**Collected material**
- - -

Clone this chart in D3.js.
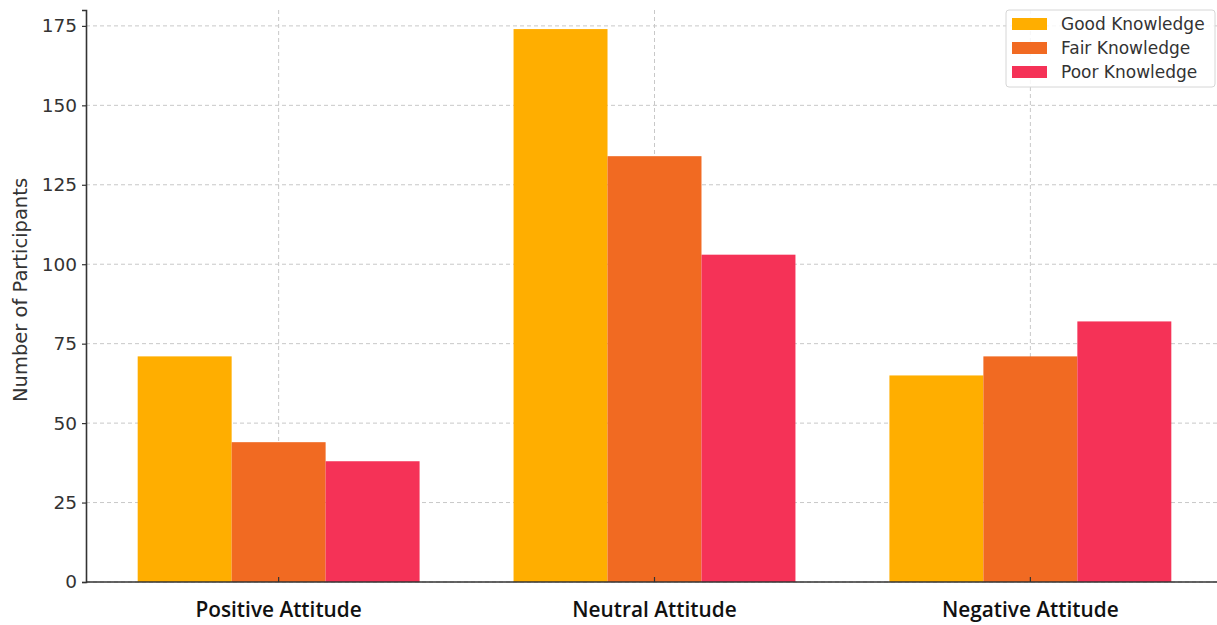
<!DOCTYPE html>
<html>
<head>
<meta charset="utf-8">
<script src="https://cdn.jsdelivr.net/npm/d3@7"></script>
<style>
  html, body { margin: 0; padding: 0; background: #fff; }
  svg { display: block; }
</style>
</head>
<body>
<svg id="chart" width="1217" height="625"></svg>
<script>
// Participants by attitude, grouped by knowledge level
const categories = ["Positive Attitude", "Neutral Attitude", "Negative Attitude"];
const seriesNames = ["Good Knowledge", "Fair Knowledge", "Poor Knowledge"];
const goodKnowledge = [71, 174, 65];
const fairKnowledge = [44, 134, 71];
const poorKnowledge = [38, 103, 82];
const yTicks = [0, 25, 50, 75, 100, 125, 150, 175];

const seriesValues = [goodKnowledge, fairKnowledge, poorKnowledge];
const colors = ["#FFAE00", "#F16A22", "#F53257"];

const svg = d3.select("#chart");
const plotLeft = 86, plotTop = 10, plotBottom = 582, plotRight = 1223;

const barWidth = 0.25;
const x = d3.scaleLinear().domain([-0.5125, 2.5125]).range([plotLeft, plotRight]);
const y = d3.scaleLinear().domain([0, 180]).range([plotBottom, plotTop]);

const g = svg.append("g");

// grid lines
g.append("g").selectAll("line").data(yTicks).join("line")
  .attr("x1", plotLeft).attr("x2", plotRight)
  .attr("y1", d => y(d)).attr("y2", d => y(d))
  .attr("stroke", "#c8c8c8").attr("stroke-width", 1).attr("stroke-dasharray", "4,3");
g.append("g").selectAll("line").data(categories).join("line")
  .attr("x1", (d, i) => x(i)).attr("x2", (d, i) => x(i))
  .attr("y1", plotTop).attr("y2", plotBottom)
  .attr("stroke", "#c8c8c8").attr("stroke-width", 1).attr("stroke-dasharray", "4,3");

// bars
seriesValues.forEach((vals, s) => {
  g.append("g").selectAll("rect").data(vals).join("rect")
    .attr("x", (d, i) => x(i + (s - 1) * barWidth - barWidth / 2))
    .attr("width", x(barWidth) - x(0))
    .attr("y", d => y(d))
    .attr("height", d => y(0) - y(d))
    .attr("fill", colors[s]);
});

// y axis
const yAxis = d3.axisLeft(y).tickValues(yTicks).tickSize(4).tickPadding(5);
const ya = g.append("g").attr("transform", `translate(${plotLeft},0)`).call(yAxis);
ya.select(".domain").attr("stroke", "#333").attr("stroke-width", 1.6);
ya.selectAll(".tick line").attr("stroke", "#333").attr("stroke-width", 1.2);
ya.selectAll(".tick text")
  .attr("font-family", "DejaVu Sans, sans-serif").attr("font-size", 18.5).attr("fill", "#333");

// x axis
const xa = g.append("g").attr("transform", `translate(0,${plotBottom})`);
xa.append("line").attr("x1", plotLeft).attr("x2", plotRight).attr("y1", 0).attr("y2", 0)
  .attr("stroke", "#333").attr("stroke-width", 1.6);
xa.selectAll("line.tk").data(categories).join("line").attr("class", "tk")
  .attr("x1", (d, i) => x(i)).attr("x2", (d, i) => x(i))
  .attr("y1", 0).attr("y2", -5).attr("stroke", "#333").attr("stroke-width", 1.2);
xa.selectAll("text").data(categories).join("text")
  .attr("x", (d, i) => x(i)).attr("y", 35)
  .attr("text-anchor", "middle")
  .attr("font-family", "Open Sans, sans-serif").attr("font-weight", 600)
  .attr("font-size", 20.8).attr("fill", "#111")
  .text(d => d);

// y label
svg.append("text")
  .attr("transform", `translate(27,290) rotate(-90)`)
  .attr("text-anchor", "middle")
  .attr("font-family", "DejaVu Sans, sans-serif").attr("font-size", 19.5).attr("fill", "#333")
  .text("Number of Participants");

// legend
const lg = svg.append("g").attr("transform", "translate(1006,10)");
lg.append("rect").attr("x", 0).attr("y", 0).attr("width", 209).attr("height", 77)
  .attr("rx", 3).attr("fill", "#fff").attr("fill-opacity", 0.85)
  .attr("stroke", "#d6d6d6").attr("stroke-width", 1);
seriesNames.forEach((name, i) => {
  lg.append("rect").attr("x", 6).attr("y", 8 + i * 24).attr("width", 35).attr("height", 12)
    .attr("fill", colors[i]);
  lg.append("text").attr("x", 55).attr("y", 20 + i * 24)
    .attr("font-family", "DejaVu Sans, sans-serif").attr("font-size", 17).attr("fill", "#333")
    .text(name);
});
</script>
</body>
</html>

- - -

**What you are asked to do**
Please extract exactly the lines of the data, from the first through the line containing "const plotLeft = 86, plotTop", and add no pictures to the copy.

**Answer to the task**
Clone this chart in D3.js.
<!DOCTYPE html>
<html>
<head>
<meta charset="utf-8">
<script src="https://cdn.jsdelivr.net/npm/d3@7"></script>
<style>
  html, body { margin: 0; padding: 0; background: #fff; }
  svg { display: block; }
</style>
</head>
<body>
<svg id="chart" width="1217" height="625"></svg>
<script>
// Participants by attitude, grouped by knowledge level
const categories = ["Positive Attitude", "Neutral Attitude", "Negative Attitude"];
const seriesNames = ["Good Knowledge", "Fair Knowledge", "Poor Knowledge"];
const goodKnowledge = [71, 174, 65];
const fairKnowledge = [44, 134, 71];
const poorKnowledge = [38, 103, 82];
const yTicks = [0, 25, 50, 75, 100, 125, 150, 175];

const seriesValues = [goodKnowledge, fairKnowledge, poorKnowledge];
const colors = ["#FFAE00", "#F16A22", "#F53257"];

const svg = d3.select("#chart");
const plotLeft = 86, plotTop = 10, plotBottom = 582, plotRight = 1223;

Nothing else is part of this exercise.